I agree entirely with all of this. And yet, indisputably, love is mysterious, and one of its many mysteries is that we do sometimes know very early that, as Dante put it, our bliss has appeared. “At first sight” might be an overstatement, but quibbling with the idiom is beside the point. Regardless of the exact duration of a fleeting exposure—a first glance, a first interaction, a first conversation, a first date—we can sometimes recognize, incredibly quickly, that we have found our beloved. The moment he saw her in the grocery store, Bill, that grown-up finder of a falling star, knew that he had met his future wife. My mother asked my father to marry her on their second date. For them, as for many people, love appeared as suddenly and as obviously as an idea coming to mind. Eureka: I have found him; I have found her.

But what is it that we are registering when this happens? Despite what the critics say, it can’t simply be physical beauty. We have all admired the look of a stranger for whom we feel nothing else, which means that we are perfectly capable of being instantly drawn to someone’s appearance without being instantly drawn to them more generally.
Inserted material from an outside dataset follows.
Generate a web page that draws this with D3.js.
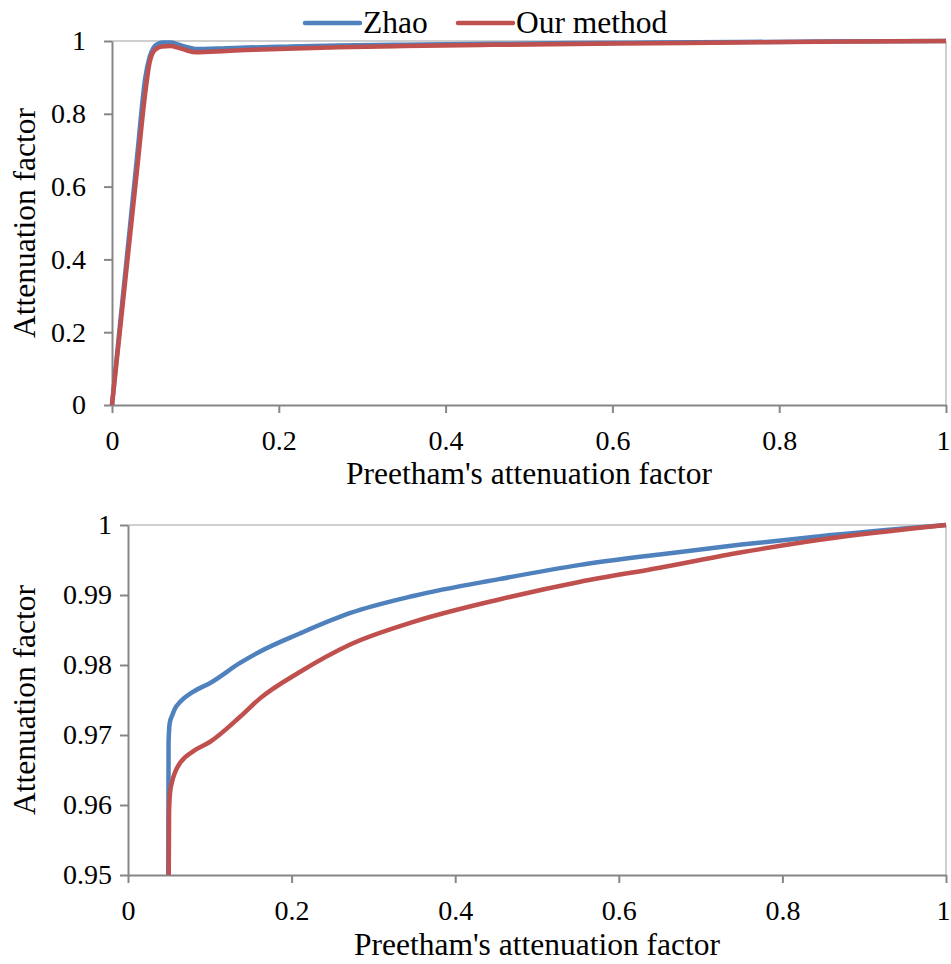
<!DOCTYPE html>
<html>
<head>
<meta charset="utf-8">
<script src="https://cdn.jsdelivr.net/npm/d3@7"></script>
<style>
  html, body { margin: 0; padding: 0; background: #fff; }
  svg { display: block; }
</style>
</head>
<body>
<svg id="chart" width="951" height="964"></svg>
<script>
// ---------- DATA ----------
const seriesNames = ["Zhao", "Our method"];
const seriesColors = ["#4F81BD", "#C0504D"];

// Top chart (full range)
const topX     = [0, 0.01, 0.02, 0.03, 0.04, 0.045, 0.05, 0.055, 0.06, 0.07, 0.08, 0.09, 0.1, 0.137, 0.161, 0.21, 0.271, 0.35, 0.455, 0.553, 0.65, 0.75, 0.846, 1];
const topZhao  = [0, 0.23, 0.455, 0.68, 0.9, 0.955, 0.982, 0.992, 0.996, 0.996, 0.99, 0.983, 0.978, 0.9803, 0.9819, 0.9845, 0.9874, 0.9899, 0.9923, 0.9943, 0.9958, 0.9972, 0.9984, 1];
const topOurs  = [0, 0.215, 0.43, 0.645, 0.86, 0.94, 0.972, 0.981, 0.985, 0.986, 0.981, 0.974, 0.969, 0.9726, 0.9752, 0.979, 0.9829, 0.9862, 0.9894, 0.9919, 0.9939, 0.9961, 0.9979, 1];
const topXTicks = [0, 0.2, 0.4, 0.6, 0.8, 1];
const topYTicks = [0, 0.2, 0.4, 0.6, 0.8, 1];

// Bottom chart (zoomed range)
const botZhaoX = [0.0492, 0.0496, 0.051, 0.054, 0.0575, 0.0636, 0.08, 0.1, 0.137, 0.161, 0.21, 0.271, 0.35, 0.455, 0.553, 0.65, 0.75, 0.846, 1];
const botZhao  = [0.95, 0.969, 0.9717, 0.9728, 0.9738, 0.9747, 0.9762, 0.9774, 0.9803, 0.9819, 0.9845, 0.9874, 0.9899, 0.9923, 0.9943, 0.9958, 0.9972, 0.9984, 1];
const botOursX = [0.0498, 0.0502, 0.0515, 0.054, 0.058, 0.0636, 0.08, 0.1, 0.137, 0.161, 0.21, 0.271, 0.35, 0.455, 0.553, 0.65, 0.75, 0.846, 1];
const botOurs  = [0.95, 0.959, 0.9618, 0.9634, 0.9648, 0.966, 0.9677, 0.969, 0.9726, 0.9752, 0.979, 0.9829, 0.9862, 0.9894, 0.9919, 0.9939, 0.9961, 0.9979, 1];
const botXTicks = [0, 0.2, 0.4, 0.6, 0.8, 1];
const botYTicks = [0.95, 0.96, 0.97, 0.98, 0.99, 1];

const xTitle = "Preetham's attenuation factor";
const yTitle = "Attenuation factor";

// ---------- DRAW ----------
const FONT = "Liberation Serif, Times New Roman, serif";
const svg = d3.select("#chart").attr("font-family", FONT);
const axisColor = "#868686";
const borderColor = "#BFBFBF";
const tickFont = 28;
const titleFont = 31.5;

function zip(xs, ys) { return xs.map((x, i) => [x, ys[i]]); }

function drawPanel(opts) {
  const { left, right, top, bottom, xDomain, yDomain, xTicks, yTicks, series, yFmt, yTitleX, xTitleY, yLabelPad, clipId } = opts;
  const x = d3.scaleLinear().domain(xDomain).range([left, right]);
  const y = d3.scaleLinear().domain(yDomain).range([bottom, top]);
  const g = svg.append("g");

  // plot area border (top & right)
  g.append("line").attr("x1", left).attr("x2", right).attr("y1", top).attr("y2", top)
    .attr("stroke", borderColor).attr("stroke-width", 1.5);
  g.append("line").attr("x1", right).attr("x2", right).attr("y1", top).attr("y2", bottom)
    .attr("stroke", borderColor).attr("stroke-width", 1.5);

  // axes
  const xAxis = d3.axisBottom(x).tickValues(xTicks).tickSize(8).tickSizeOuter(0).tickPadding(17)
    .tickFormat(d3.format("~g"));
  const yAxis = d3.axisLeft(y).tickValues(yTicks).tickSize(8).tickSizeOuter(0).tickPadding(yLabelPad)
    .tickFormat(yFmt);
  const gx = g.append("g").attr("transform", `translate(0,${bottom})`).call(xAxis);
  const gy = g.append("g").attr("transform", `translate(${left},0)`).call(yAxis);
  [gx, gy].forEach(a => {
    a.attr("font-family", FONT).attr("font-size", tickFont);
    a.select(".domain").attr("stroke", axisColor).attr("stroke-width", 2);
    a.selectAll(".tick line").attr("stroke", axisColor).attr("stroke-width", 2);
    a.selectAll(".tick text").attr("font-family", FONT).attr("font-size", tickFont).attr("fill", "#000");
  });
  // keep the last x label inside the page edge
  gx.selectAll(".tick text").filter(d => d === 1).attr("dx", "-3");

  // clip
  svg.append("clipPath").attr("id", clipId).append("rect")
    .attr("x", left - 5).attr("y", top - 6).attr("width", right - left + 10).attr("height", bottom - top + 6);

  const line = d3.line().x(d => x(d[0])).y(d => y(d[1])).curve(d3.curveMonotoneX);
  series.forEach((s, i) => {
    g.append("path").datum(s).attr("d", line)
      .attr("fill", "none").attr("stroke", seriesColors[i]).attr("stroke-width", 4.5)
      .attr("stroke-linejoin", "round").attr("stroke-linecap", "butt")
      .attr("clip-path", `url(#${clipId})`);
  });

  // titles
  g.append("text").attr("x", (left + right) / 2).attr("y", xTitleY).attr("text-anchor", "middle")
    .attr("font-family", FONT).attr("font-size", titleFont).attr("fill", "#000").text(xTitle);
  g.append("text").attr("transform", `translate(${yTitleX},${(top + bottom) / 2}) rotate(-90)`)
    .attr("text-anchor", "middle").attr("font-family", FONT).attr("font-size", titleFont)
    .attr("fill", "#000").text(yTitle);
}

drawPanel({
  left: 112, right: 946, top: 41, bottom: 405,
  xDomain: [0, 1], yDomain: [0, 1], xTicks: topXTicks, yTicks: topYTicks,
  series: [zip(topX, topZhao), zip(topX, topOurs)],
  yFmt: d3.format("~g"), yTitleX: 35, xTitleY: 484, yLabelPad: 18, clipId: "clipTop"
});

drawPanel({
  left: 128, right: 946, top: 525, bottom: 875,
  xDomain: [0, 1], yDomain: [0.95, 1], xTicks: botXTicks, yTicks: botYTicks,
  series: [zip(botZhaoX, botZhao), zip(botOursX, botOurs)],
  yFmt: d => (d === 1 ? "1" : d3.format(".2f")(d)), yTitleX: 35, xTitleY: 955, yLabelPad: 8, clipId: "clipBot"
});

// legend
const legendItems = [
  { x1: 305, x2: 360, tx: 363 },
  { x1: 458, x2: 513, tx: 516 }
];
const lg = svg.append("g");
legendItems.forEach((it, i) => {
  lg.append("line").attr("x1", it.x1).attr("x2", it.x2).attr("y1", 23).attr("y2", 23)
    .attr("stroke", seriesColors[i]).attr("stroke-width", 4.5).attr("stroke-linecap", "round");
  lg.append("text").attr("x", it.tx).attr("y", 33).attr("font-family", FONT)
    .attr("font-size", titleFont).attr("fill", "#000").text(seriesNames[i]);
});
</script>
</body>
</html>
When the latter happens, then, we must be responding to something more than their surface features. You could argue that this “something more” is just an unusually intense degree of attraction, but that restates the problem rather than solving it: what is it that we perceive, in this one person over and above even other very attractive people, that we find so compelling? And, just as puzzling, how do we do so? Through what as-yet-unfathomed part of ourselves can we obtain enough information about someone to conclude so quickly that we are meant to be together?

People have been trying to answer these questions for a very long time. Consistent with his overall account of knowledge, Plato believed that we can identify our beloved by memory. For him, there was no such thing as love at first sight; there was only love that we recognize because we saw it once before, long ago, before our own lifetime began. (Some couples genuinely experience their connection this way, feeling, from early on, as if they have known each other forever.) Setting aside all the other questions this theory raises, it does have the virtue of offering a plausible mechanism for how people fall in love so rapidly. A glancing interaction with a stranger can teach us only so much, but we know from experience that a recollection, however faint or fleeting, can instantly summon powerful emotions.

Many of Plato’s contemporaries, however, had a different explanation for how we fall in love at first sight. In Roman as in Greek mythology, passion was often depicted as imposed from the outside, by Cupid or Eros, who used their bows and arrows to send love winging through the air as swiftly as a glance. As monotheism came to dominate the West, gods and their weapons gave way to sorcerers and mischief-makers, often armed with potions—some of them applied, in keeping with the idea of love at first sight, directly to the eyes, as Oberon and Puck do to Demetrius, Titania, and Lysander in A Midsummer Night’s Dream. Across the centuries, a great many other thinkers and writers, from Boccaccio to Yeats, agreed that passion was generally delivered this way—that, as the latter wrote, “love comes in at the eye.” Dante, however, disagreed. In his telling, the eyes are the last to know; they recognize the beloved only when the “vital spirit” alerts them.

Of all these explanations, the mythological one is the most evocative, simultaneously elevating and mocking our mortal intimacies: love feels sometimes like a private miracle, sometimes like a lowercase act of god. In terms of metaphorical richness, I am not sure that account can be bested, even if we have to scrub the tarnish of familiarity off the arrows to remember how golden they are, and how pointed. But it was Dante who made falling in love at first sight seem modern. To explain it, he turned not to our past life but to our current one, and not outward to the gods but inward to the brain, the body, and the psyche—all the places we now routinely look to try to make sense of ourselves. Together, those various parts form a kind of distributed information-processing apparatus whose conclusions, he tells us, are only belatedly made available to his conscious awareness.